DIGITAL LIBRARY
NATIONAL DEVELOPMENTAL AGENDA ON ARCHITECTURE STUDENTS' LEARNING DIARIES: AN EXPERIENTIAL LEARNING APPROACH
Misr International University (MIU) (EGYPT)
About this paper:
Appears in: INTED2010 Proceedings
Publication year: 2010
Pages: 1633-1642
ISBN: 978-84-613-5538-9
ISSN: 2340-1079
Conference name: 4th International Technology, Education and Development Conference
Dates: 8-10 March, 2010
Location: Valencia, Spain
Abstract:
According to the World Bank 2008, the informal inhabitants present 65.6 % of Cairo population that is equal to 10.5 of 16.2 million inhabitants. Despite plentiful governmental efforts for three decades, and in response to the millennium goals, community participation was sought as a key towards solution. However, most inhabitants refuse to leave their settlements, reject proposed rehabilitation projects, and vandalize urban projects proposed! It is argued that this failure is due to one major factor, which is the "exclusion" of the informal settlements, treating them as a paradoxical phenomenon between the perception of government from one side and the informal inhabitants on the other side. It is argued that the urban remaking of Cairo is taking place at the expenses of excluding the mass of the “unwanted poor” …

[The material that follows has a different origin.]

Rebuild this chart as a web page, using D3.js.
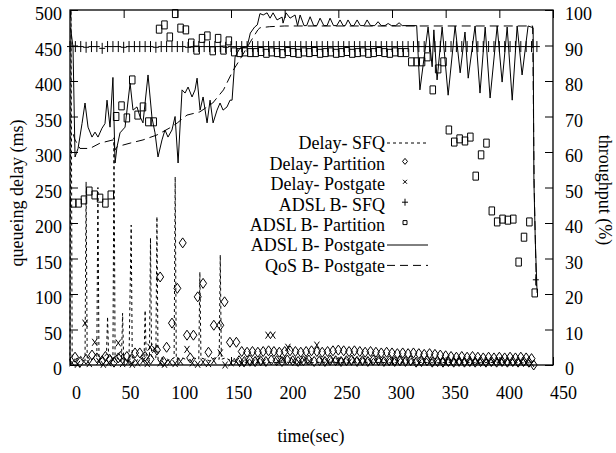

Several questions are evoked here; how can we, as educators, contribute to responsibilities required to developing informal areas? How can we exploit the credibility of the design education in meeting the enormous ethical and intellectual challenge of community development of informal settlements? What are the objectives, the content and the methodologies of such education to allow future architects meet their expected roles?
From retrospection, Aristotle, Piaget and Dewey, then Kolb, and lately Honey and Mumford agreed on the liability of Experiential Learning as the process of making meaning from direct experience. As a personal response, and over ten years of study and practice of architectural education, features of a new educational paradigm are being formed along four years of a total five years of architectural education. Those courses are: Human Factors in Design, Design Methods and Research, Socio-Behavioral Studies in Architecture and Urban Design, and Participatory Design Theories and Techniques. Linking the courses with the issue of informal settlements in Cairo, and bridging the gap of class polarization were the pivots of my hidden curriculum that was structured on: firstly, developing a scientific understanding of a human association within its true setting. Secondly, engaging students with informal community in true action research. Thirdly, predicting and analyzing the trilogy of culture as user groups, behavioral patterns and physical settings in forming a culture of place. Fourthly, endorsing the role of the architect as facilitator and urban development through participation.
The aim of this paper is to introduce a model of Environmental Behavioral Studies in undergraduate architectural education through an Experiential Learning Approach. Its methodology is based on a theoretical foundation, exploring aspects of experiential learning. Then a practical part analyzes the mentioned series of Environmental-Behavioral-Studies courses that are devised based on an experiential learning approach. Evaluation of the model and discussion of the findings are expected to enrich the architectural education talk on two levels; the first is the mission of architectural education in response to the millennium goals regarding informal settlements, and the second is the direct contribution of Egyptian schools of architecture in the national developmental agendas regarding Cairo's informal settlements.
Keywords:
informal settlements, experiential learning, environmental-behavioral studies, human factors, research methods, community particiapation methods.